Msgr. Hyland attended sixth, seventh and eighth grade at St. Vincent’s and appreciated the education he received there. He was not, however, one of the many students who got to write his signature in pencil on a classroom wall on the third floor in 1957. He’d already moved on to high school. The graffiti is among several “historic” finds from the renovation process, which also unearthed a high-top shoe, circa 1900, a  metal roller skate frame and a couple of books — one on American paintings published in 1945 and the other on the ways of St. Anthony, published in 1921. Those gems are headed to archives.


Remodeling projects include transforming the largely unused third-floor into offices and large conference room; painting and carpeting of the first- and second-floor offices; replacing 335 windows throughout the building with energy-efficient ones; installing an elevator; relocating the third-floor chapel to the first-floor chapel, which is being expanded; remodeling of the kitchen and dining room; making all restrooms handicapped accessible; creating a multipurpose storage area in the basement; and enhancing technology throughout the building.

Outside, a visitors’ parking lot has been built closer to the main building and an employee parking lot in back has been improved and expanded.

Total cost of the project is estimated at $3 million, which includes purchase of diocesan headquarters and 5.5 acres surrounding it from St. Ambrose University in Davenport, Msgr. Hyland said. Last summer, the university acquired all 58 acres of the diocese’s property from the trustee handling the U.S. Bankruptcy Court’s liquidation of diocesan assets. The diocese borrowed money to make the $1.225 million purchase, but will pay back the loan with capital campaign proceeds.

The diocese had explored other options for locating its administration center, also known as the chancery, but the existing building is sound and it was the most economical solution, said Deacon David Montgomery, the diocese’s communications director and renovation committee member.

“The renovation at the chancery will provide office space for staff members who are currently using space outside of the main building. It will also provide more space for meeting rooms so that more than one large meeting can take place at the same time. This will enable more meetings and conferences to take place at the chancery including training for parish and school staff,” he added.

Msgr. Hyland anticipates more effective service with high-traffic offices moving from the second floor to the first floor. In addition, “we plan to have The Catholic Messenger move into the chancery on the second floor, which will enhance communication.”

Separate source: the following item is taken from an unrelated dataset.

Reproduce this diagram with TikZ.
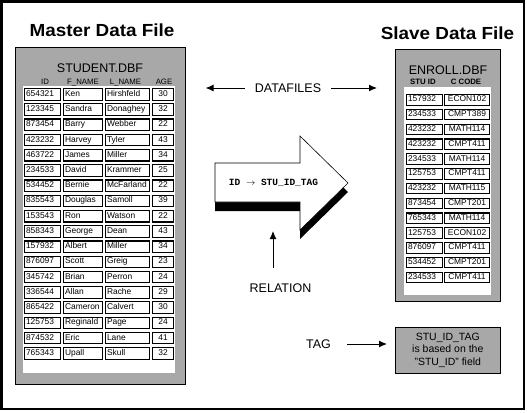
\documentclass[tikz,border=0pt]{standalone}
\usepackage{fontspec}
\setmainfont{Liberation Sans}
\newfontfamily\monofont{Liberation Mono}
\newfontfamily\titlefont[FakeStretch=1.08]{Liberation Sans}
\usetikzlibrary{arrows.meta}
\definecolor{boxgray}{RGB}{168,168,168}

\begin{document}
\begin{tikzpicture}[x=1pt, y=-1pt,
    lbl/.style={font=\fontsize{12.5}{14}\selectfont, inner sep=0},
    ttl/.style={font=\titlefont\fontsize{17.5}{18}\selectfont\bfseries, inner sep=0},
    hdr/.style={font=\fontsize{7.8}{8}\selectfont, inner sep=0, anchor=base},
    filebox/.style={draw, line width=0.6, fill=boxgray, anchor=north west, inner sep=0},
    cell/.style={draw, line width=1.1, fill=white, anchor=north west, inner xsep=1.5, inner ysep=0,
        text height=6, text depth=2, font=\fontsize{8.4}{8.4}\selectfont},
    lcell/.style={cell, align=left},
    ccell/.style={cell, align=center},
    pointer/.style={line width=1, -{Latex[length=8pt,width=7pt]}}]

\useasboundingbox (0,0) rectangle (527,412);
\draw[line width=2.5] (1.3,1.3) rectangle (524.2,409.2);

% master file
\node[ttl] (mastertitle) at (102,30.5) {Master Data File};
\node[filebox, minimum width=170, minimum height=337] (master) at (15,47) {};
\fill[white] (23,86) rectangle (175,373);
\node[lbl] (student) at (100,68) {STUDENT.DBF};
\node[hdr] (hid) at (45,84) {ID};
\node[hdr] (hfname) at (83,84) {F\_NAME};
\node[hdr] (hlname) at (125.5,84) {L\_NAME};
\node[hdr] (hage) at (164,84) {AGE};

\foreach \id/\fn/\ln/\age [count=\r from 0] in {
    654321/Ken/Hirshfeld/30, 123345/Sandra/Donaghey/32, 873454/Barry/Webber/22,
    423232/Harvey/Tyler/43, 463722/James/Miller/34, 234533/David/Krammer/25,
    534452/Bernie/McFarland/22, 835543/Douglas/Samoll/39, 153543/Ron/Watson/22,
    858343/George/Dean/43, 157932/Albert/Miller/34, 876097/Scott/Greig/23,
    345742/Brian/Perron/24, 336544/Allan/Rache/29, 865422/Cameron/Calvert/30,
    125753/Reginald/Page/24, 874532/Eric/Lane/41, 765343/Upall/Skull/32} {
    \pgfmathsetmacro\rowy{88+\r*15.24}
    \node[lcell, text width=33, minimum height=11.5] (mid\r) at (24,\rowy) {\id};
    \node[lcell, text width=36, minimum height=11.5] (mfn\r) at (63,\rowy) {\fn};
    \node[lcell, text width=41, minimum height=11.5] (mln\r) at (105,\rowy) {\ln};
    \node[ccell, text width=18, minimum height=11.5] (mage\r) at (152,\rowy) {\age};
}

% slave file
\node[ttl] (slavetitle) at (447.5,33.5) {Slave Data File};
\node[filebox, minimum width=105, minimum height=252] (slave) at (395,49) {};
\fill[white] (404,87) rectangle (491,295);
\node[lbl] (enroll) at (448,70) {ENROLL.DBF};
\node[hdr, font=\fontsize{7.8}{8}\selectfont\bfseries] (hstuid) at (423,84) {STU ID};
\node[hdr, font=\fontsize{7.8}{8}\selectfont\bfseries] (hccode) at (466,84) {C CODE};

\foreach \id/\code [count=\r from 0] in {
    157932/ECON102, 234533/CMPT389, 423232/MATH114, 423232/CMPT411,
    234533/MATH114, 125753/CMPT411, 423232/MATH115, 873454/CMPT201,
    765343/MATH114, 125753/ECON102, 876097/CMPT411, 534452/CMPT201,
    234533/CMPT411} {
    \pgfmathsetmacro\rowy{94+\r*14.8}
    \node[lcell, text width=33, minimum height=10.5] (sid\r) at (406,\rowy) {\id};
    \node[ccell, text width=42, minimum height=10.5] (scode\r) at (444,\rowy) {\code};
}

% datafiles
\node[lbl, inner sep=10] (datafiles) at (288,88) {DATAFILES};
\draw[pointer, shorten >=20] (datafiles.west) -- (datafiles.west -| master.east);
\draw[pointer, shorten >=18] (datafiles.east) -- (datafiles.east -| slave.west);

% relation arrow
\fill[black] (215,172) -- (300,172) -- (300,145) -- (348,192) -- (300,239) -- (300,211) -- (215,211) -- cycle;
\draw[fill=white, line width=0.6] (215,163) -- (300,163) -- (300,136) -- (348,183) -- (300,230) -- (300,202) -- (215,202) -- cycle;
\node[font=\monofont\fontsize{9.5}{10}\selectfont\bfseries, inner sep=0] (relkey) at (273.5,182.5) {ID $\rightarrow$ STU\_ID\_TAG};

\node[lbl] (relation) at (280.5,288.5) {RELATION};
\coordinate (relfoot) at (273,268);
\coordinate (reltip) at (273,231);
\draw[pointer] (relfoot) -- (reltip);

% tag
\node[filebox, minimum width=105, minimum height=46] (tagbox) at (395,327) {};
\node[font=\fontsize{10.5}{12.8}\selectfont, align=center, inner sep=0] (tagtext) at (tagbox.center) {STU\_ID\_TAG\\is based on the\\"STU\_ID" field};
\node[lbl, inner sep=0] (tag) at (318.5,344) {TAG};
\draw[pointer, shorten <=16, shorten >=8] (tag.east) -- (tag.east -| tagbox.west);

\end{tikzpicture}
\end{document}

Besides its business-related functions, the St. Vincent Center is home to retired priests who choose to live there. Providing affordable housing to priests in the diocese who have dedicated their lives to serving others is a priority, Msgr. Hyland said.

Clinton Engineering Co. is the general contractor for the project, but its workers and subcontractors aren’t the only ones making improvements. Bishop Martin Amos, a remodeling hobbyist, is helping on his day off to remodel a guest room for visiting VIPs.

When the remodeling is finished, moving days will follow. Some offices — including those of Bishop Amos and Msgr. Hyland — will move from the first floor to the third floor. The Social Action and Immigration offices will move from the second floor to the first and The Catholic Messenger will move out of downtown Davenport into the building. Msgr. Hyland hopes everything will be in place by September.